Premiers secours – au-delà des trousses et des secouristes
Par Julian Samson
23 novembre 2021
Retraité, Pierre travaille à la quincaillerie de son village. Alors qu’il manipule des planches, une pile se renverse et le fait chuter. Pierre subit une entaille à la tête en heurtant le sol. Le seul secouriste de l’établissement ne travaille pas ce jour-là. À l’aide d’une trousse de premiers secours en vente dans le commerce, la gérante parvient à arrêter le saignement de Pierre. Elle lui offre également d’appeler sa conjointe pour qu’elle le ramène chez lui. En route, Pierre perd connaissance. Sa conjointe le conduit alors à l’hôpital. Pendant sa convalescence, Pierre se demande si son accident n’aurait pas dû être mieux pris en charge par son employeur…
Un règlement…
Le Règlement sur les normes minimales de premiers secours et de premiers soins permet de répondre, en partie, aux interrogations de Pierre :
- Secouriste : L’article 3 du Règlement prévoit que, dans un établissement, l’employeur doit assurer la présence, en tout temps durant les heures de travail, d’au moins un secouriste par quart de travail où sont affectés 50 travailleurs ou moins. L’employeur se doit donc de faire former suffisamment de secouristes et de prévoir les horaires pour y arriver.
- Trousse de premiers secours : L’article 4 du Règlement prévoit aussi que l’employeur doit munir son établissement d’un nombre adéquat de trousses qui sont faciles d’accès, près des lieux de travail et disponibles en tout temps. Le contenu de ces trousses doit également être conforme à la norme « Trousse de secourisme en milieu de travail » (CAN/CSA Z1220-17).
- Autres mesures : Le Règlement exige notamment un affichage indiquant l’emplacement des trousses (article 13) et les noms des secouristes (article 14).
…Et une loi habilitante
Le Règlement est en vigueur conformément à la Loi sur les accidents du travail et les maladies professionnelles (LATMP). C’est cette loi qui traite de « la réparation des lésions professionnelles et [de leurs] conséquences ». Voici ce qu’elle prévoit en matière de premiers secours :
- Premiers secours et transport : L’article 190 de la LATMP prévoit que l’employeur doit non seulement donner les premiers secours à un travailleur victime d’une lésion professionnelle dans son établissement, mais également, s’il y a lieu, le faire transporter dans un établissement de santé, chez un professionnel de la santé ou à sa résidence, selon ce que requiert son état. L’article précise que les frais de transport de ce travailleur sont assumés par son employeur, qui doit les rembourser à la personne qui les a payés.

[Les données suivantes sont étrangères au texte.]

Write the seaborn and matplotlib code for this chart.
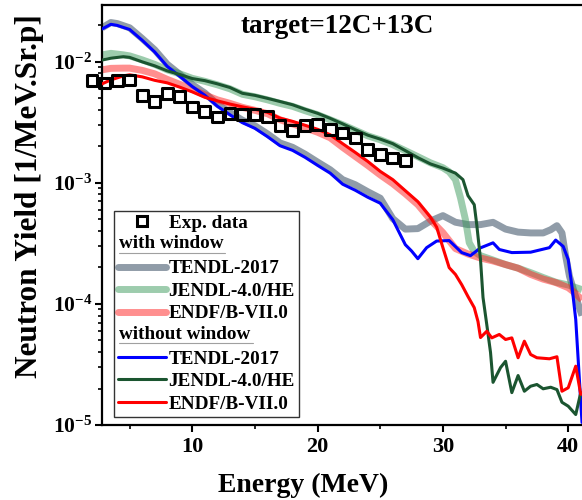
import numpy as np
import pandas as pd
import matplotlib
matplotlib.use("Agg")
import matplotlib.pyplot as plt
from matplotlib.lines import Line2D
from matplotlib.text import Text
from matplotlib.legend_handler import HandlerBase
from matplotlib.ticker import FuncFormatter, LogLocator, NullFormatter, MultipleLocator
import seaborn as sns

# ---------------- data ----------------
exp_energy = list(range(2, 28))
exp_yield = [0.00697, 0.00664, 0.00693, 0.00706, 0.00521, 0.00468, 0.00548, 0.00514,
             0.00421, 0.00387, 0.00348, 0.00371, 0.00364, 0.00364, 0.00352, 0.00295,
             0.00270, 0.00295, 0.00301, 0.00274, 0.00257, 0.00234, 0.00187, 0.00170,
             0.00160, 0.00153]

# with window (thick)
tendl_w_energy = [2.8, 3.5, 4, 5, 6, 7, 8, 9, 10] + list(range(11, 39)) + \
                 [38.6, 39.1, 39.5, 39.8, 40.1, 40.5, 41.1]
tendl_w_yield = [0.0190, 0.0210, 0.0206, 0.0190, 0.0155, 0.0125, 0.00950, 0.00785, 0.00645,
                 0.00550, 0.00445, 0.00380, 0.00328, 0.00295, 0.00253, 0.00213, 0.00196,
                 0.00172, 0.00148, 0.00128, 0.00106, 0.000963, 0.000843, 0.000745, 0.000505,
                 0.000414, 0.000418, 0.000482, 0.000535, 0.000472, 0.000451, 0.000451,
                 0.000471, 0.000414, 0.000391, 0.000385, 0.000385,
                 0.000409, 0.000442, 0.000385, 0.000247, 0.000169, 0.000123, 8.0e-5]

jendl_w_energy = [2.8, 3.5, 4.5, 5] + list(range(6, 31)) + \
                 [30.5, 31, 31.4, 31.8, 32.1, 32.5, 33, 34, 35, 36, 37, 38, 39, 40, 41.1]
jendl_w_yield = [0.01136, 0.01169, 0.01136, 0.01114,
                 0.01033, 0.00948, 0.00855, 0.00793, 0.00727, 0.00687, 0.00643, 0.00596,
                 0.00537, 0.00512, 0.00483, 0.00452, 0.00427, 0.00393, 0.00364, 0.00331,
                 0.00301, 0.00271, 0.00244, 0.00226, 0.00206, 0.00184, 0.00164, 0.00146,
                 0.00133,
                 0.00123, 0.00106, 0.000752, 0.000495, 0.000320, 0.000270, 0.000250,
                 0.000230, 0.000211, 0.000197, 0.000181, 0.000165, 0.000151, 0.000143,
                 0.000131]

endf_w_energy = [2.8, 3.5, 4.5, 5] + list(range(6, 41)) + [40.5, 41.1]
endf_w_yield = [0.00855, 0.00879, 0.00883, 0.00883,
                0.00846, 0.00792, 0.00713, 0.00649, 0.00590, 0.00531, 0.00483, 0.00452,
                0.00419, 0.00396, 0.00371, 0.00331, 0.00306, 0.00284, 0.00261, 0.00235,
                0.00196, 0.00165, 0.00139, 0.00116, 0.000982, 0.000811, 0.000659,
                0.000495, 0.000387, 0.000286, 0.000258, 0.000239, 0.000226, 0.000211,
                0.000197, 0.000175, 0.000160, 0.000150, 0.000136,
                0.000124, 0.000108]

# without window (thin)
tendl_energy = [2.8, 3.5, 4, 5, 6, 7, 8, 9, 10] + list(range(11, 28)) + \
               [27.5, 28, 28.7, 29.5, 30.5, 31.5, 32.2, 33, 34, 34.5, 35.5, 37, 38.5,
                39, 39.6, 40, 40.3, 40.6, 41.1]
tendl_yield = [0.0186, 0.0203, 0.0199, 0.0184, 0.0150, 0.0120, 0.00913, 0.00756, 0.00622,
               0.00527, 0.00428, 0.00364, 0.00313, 0.00281, 0.00240, 0.00202, 0.00185,
               0.00162, 0.00139, 0.00120, 0.000972, 0.000867, 0.000759, 0.000677,
               0.000495, 0.000308,
               0.000273, 0.000236, 0.000291, 0.000330, 0.000333, 0.000265, 0.000250,
               0.000290, 0.000319, 0.000281, 0.000265, 0.000267, 0.000291, 0.000336,
               0.000298, 0.000232, 0.000139, 7.43e-5, 1.05e-5]

jendl_energy = [2.8, 3.5, 4.5, 5] + list(range(6, 32)) + \
               [31.6, 32, 32.5, 32.7, 33, 33.2, 33.5, 33.8, 34, 34.6, 35, 35.5, 36, 36.5,
                37, 37.5, 38, 38.6, 39.1, 39.5, 40, 40.6, 41]
jendl_yield = [0.0103, 0.01066, 0.01097, 0.01083,
               0.00995, 0.00922, 0.00838, 0.00782, 0.00724, 0.00696, 0.00655, 0.00611,
               0.00547, 0.00526, 0.00497, 0.00468, 0.00440, 0.00404, 0.00374, 0.00340,
               0.00306, 0.00274, 0.00247, 0.00229, 0.00210, 0.00184, 0.00161, 0.00143,
               0.00132, 0.00120,
               0.00106, 0.000782, 0.000659, 0.000451, 0.000232, 0.000113, 6.75e-5,
               3.97e-5, 2.25e-5, 2.98e-5, 3.36e-5, 1.85e-5, 2.56e-5, 1.90e-5, 2.09e-5,
               2.16e-5, 1.99e-5, 2.05e-5, 1.96e-5, 1.54e-5, 1.43e-5, 1.22e-5, 1.85e-5]

endf_energy = [2.8, 3.5, 4.5, 5] + list(range(6, 30)) + \
              [29.5, 30, 30.5, 31, 31.5, 32, 32.5, 32.8, 33, 33.5, 33.9, 34.5, 35, 35.5,
               36, 36.5, 37, 37.5, 38.5, 39.1, 39.5, 40, 40.6, 41]
endf_yield = [0.00655, 0.00706, 0.00762, 0.00777,
              0.00748, 0.00700, 0.00667, 0.00615, 0.00562, 0.00507, 0.00474, 0.00446,
              0.00423, 0.00404, 0.00381, 0.00341, 0.00321, 0.00298, 0.00276, 0.00249,
              0.00210, 0.00178, 0.00150, 0.00124, 0.00106, 0.000859, 0.000697, 0.00052,
              0.00043, 0.000291, 0.000199, 0.000175, 0.000144, 0.000115, 9.31e-5,
              7.14e-5, 5.27e-5, 5.94e-5, 5.24e-5, 5.59e-5, 5.08e-5, 5.24e-5, 3.59e-5,
              4.92e-5, 3.82e-5, 3.59e-5, 3.52e-5, 3.66e-5, 1.90e-5, 2.03e-5, 3.06e-5,
              1.79e-5]

legend_labels = ["TENDL-2017", "JENDL-4.0/HE", "ENDF/B-VII.0"]

# ---------------- style ----------------
sns.set_style("ticks")
plt.rcParams["font.family"] = ["Liberation Serif", "DejaVu Serif"]
plt.rcParams["font.weight"] = "bold"
plt.rcParams["axes.labelweight"] = "bold"
plt.rcParams["text.color"] = "black"
plt.rcParams["axes.labelcolor"] = "black"
plt.rcParams["xtick.color"] = "black"
plt.rcParams["ytick.color"] = "black"
plt.rcParams["mathtext.fontset"] = "custom"
plt.rcParams["mathtext.bf"] = "Liberation Serif:bold"
plt.rcParams["mathtext.rm"] = "Liberation Serif:bold"

fig = plt.figure(figsize=(5.82, 5.00), dpi=100)
ax = fig.add_axes([102 / 582, 75 / 500, 480 / 582, 420 / 500])
ax.set_yscale("log")

thick_styles = [
    ("#7d8b99", 0.85),   # TENDL, with window
    ("#3c9a5c", 0.5),    # JENDL, with window
    ("#ff2020", 0.5),    # ENDF, with window
]
thin_colors = ["#0000ff", "#1b5530", "#ff0000"]

thick_sets = [(tendl_w_energy, tendl_w_yield), (jendl_w_energy, jendl_w_yield),
              (endf_w_energy, endf_w_yield)]
thin_sets = [(tendl_energy, tendl_yield), (jendl_energy, jendl_yield),
             (endf_energy, endf_yield)]

for (e, y), (c, a) in zip(thick_sets, thick_styles):
    sns.lineplot(x=e, y=y, ax=ax, color=c, alpha=a, lw=5.0, legend=False,
                 solid_joinstyle="round", solid_capstyle="butt", zorder=2)

for (e, y), c in zip(thin_sets, thin_colors):
    sns.lineplot(x=e, y=y, ax=ax, color=c, lw=2.2, legend=False,
                 solid_joinstyle="round", zorder=3)

sns.scatterplot(x=exp_energy, y=exp_yield, ax=ax, marker="s", s=60,
                facecolor="none", edgecolor="black", linewidth=2.2,
                clip_on=False, zorder=5, legend=False)

# ---------------- axes ----------------
ax.set_xlim(2.793, 41.1)
ax.set_ylim(1e-5, 10 ** -1.533)

ax.xaxis.set_major_locator(MultipleLocator(10))
ax.xaxis.set_minor_locator(MultipleLocator(5))
ax.yaxis.set_major_locator(LogLocator(base=10, numticks=10))
ax.yaxis.set_minor_locator(LogLocator(base=10, subs=np.arange(2, 10), numticks=20))
ax.yaxis.set_major_formatter(FuncFormatter(
    lambda v, p: r"$\mathbf{10^{%d}}$" % int(round(np.log10(v)))))
ax.yaxis.set_minor_formatter(NullFormatter())

for side in ["left", "bottom", "top"]:
    ax.spines[side].set_linewidth(1.6)
    ax.spines[side].set_color("black")
ax.spines["right"].set_visible(False)

ax.tick_params(axis="both", which="major", direction="out", length=5, width=1.5,
               color="black", labelcolor="black")
ax.tick_params(axis="both", which="minor", direction="out", length=3, width=1.2,
               color="black")
ax.tick_params(axis="x", labelsize=16, pad=4)
ax.tick_params(axis="y", labelsize=15.5, pad=2)
for lab in ax.get_xticklabels():
    lab.set_fontweight("bold")

ax.set_xlabel("Energy (MeV)", fontsize=20, fontweight="bold", color="black")
ax.xaxis.set_label_coords(0.42, -0.143)
ax.xaxis.label.set_va("center")
ax.set_ylabel("Neutron Yield [1/MeV.Sr.p]", fontsize=22.5, fontweight="bold",
              color="black")
ax.yaxis.label.set_va("center")
ax.yaxis.set_label_coords(-0.152, 0.545)

ax.text(0.49, 0.948, "target=12C+13C", transform=ax.transAxes, ha="center",
        va="center", fontsize=19.5, fontweight="bold", color="black")


# ---------------- legend ----------------
class Header:
    def __init__(self, text, underline):
        self.text = text
        self.underline = underline


class HeaderHandler(HandlerBase):
    def create_artists(self, legend, orig_handle, xdescent, ydescent, width, height,
                       fontsize, trans):
        x0 = -xdescent + 1
        yc = -ydescent + height / 2
        t = Text(x0, yc, orig_handle.text, ha="left", va="center",
                 fontsize=fontsize, fontweight="bold", color="black", transform=trans)
        ln = Line2D([x0, x0 + orig_handle.underline], [yc - 6.2, yc - 6.2],
                    color="#a0a0a0", lw=0.8, transform=trans)
        return [t, ln]


handles = [Line2D([], [], marker="s", ls="none", mfc="none", mec="black",
                  mew=2.2, ms=7.5)]
labels = ["Exp. data"]
handles.append(Header("with window", 76))
labels.append("")
for (c, a) in thick_styles:
    handles.append(Line2D([], [], color=c, alpha=a, lw=5.0, solid_capstyle="round"))
labels += legend_labels
handles.append(Header("without window", 96))
labels.append("")
for c in thin_colors:
    handles.append(Line2D([], [], color=c, lw=2.2))
labels += legend_labels

leg = ax.legend(handles, labels, loc="lower left", bbox_to_anchor=(0.025, 0.02),
                borderaxespad=0, frameon=True, fancybox=False, framealpha=1,
                edgecolor="#333333", prop={"size": 13.8, "weight": "bold"},
                handlelength=2.5, handletextpad=0.15, labelspacing=0.27,
                borderpad=0.2, handler_map={Header: HeaderHandler()})
leg.get_frame().set_linewidth(1.0)
leg.set_zorder(6)
for t in leg.get_texts():
    t.set_color("black")

fig.savefig("out.png", dpi=100)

- Sanction pénale : Les articles 458 et 459 de la LATMP prévoient les amendes qui peuvent être imposées à l’employeur ou au maître d’œuvre qui ne respecte pas les obligations des articles 190 et 191 de la LATMP1.
- Recours administratif : Le refus par l’employeur de rembourser les frais de transport peut donner lieu à un recours en vertu de l’article 32 de la LATMP. Des employeurs se sont ainsi vu ordonner le remboursement de frais ambulanciers ou du coût de l’essence pour se rendre à un centre hospitalier2. Cela ne s’applique pas à un transport subséquent, alors couvert par d’autres dispositions3, ni à un transport qui n’était pas consécutif à une lésion professionnelle4.
Une réparation qui doit débuter rapidement
Le processus de « réparation » doit débuter dès la survenance d’une lésion professionnelle. Cela comprend donc les premiers secours et les premiers soins et, lorsque nécessaire, le transport du travailleur accidenté. Dans notre mise en situation, l’employeur de Pierre devra donc lui rembourser la somme déboursée pour son transport vers le centre hospitalier et voir à réviser ses pratiques en matière de premiers secours.
- Commission de la santé et de la sécurité du travail c. Adrien Côté (1985) inc., 2010 QCCQ 4821.
- Fournier et 9363-9482 Québec inc. (Contruction Pro-Tech), 2018 QCCNESST 610.
- Petitclerc et Société Makivik, 2020 QCCNESST 126, QUE19-206, 21 avril 2020.
- Fajertag et Aliments Caravan inc., 2018 QCCNESST 381, MTL18-130, 19 juin 2018, par. 31.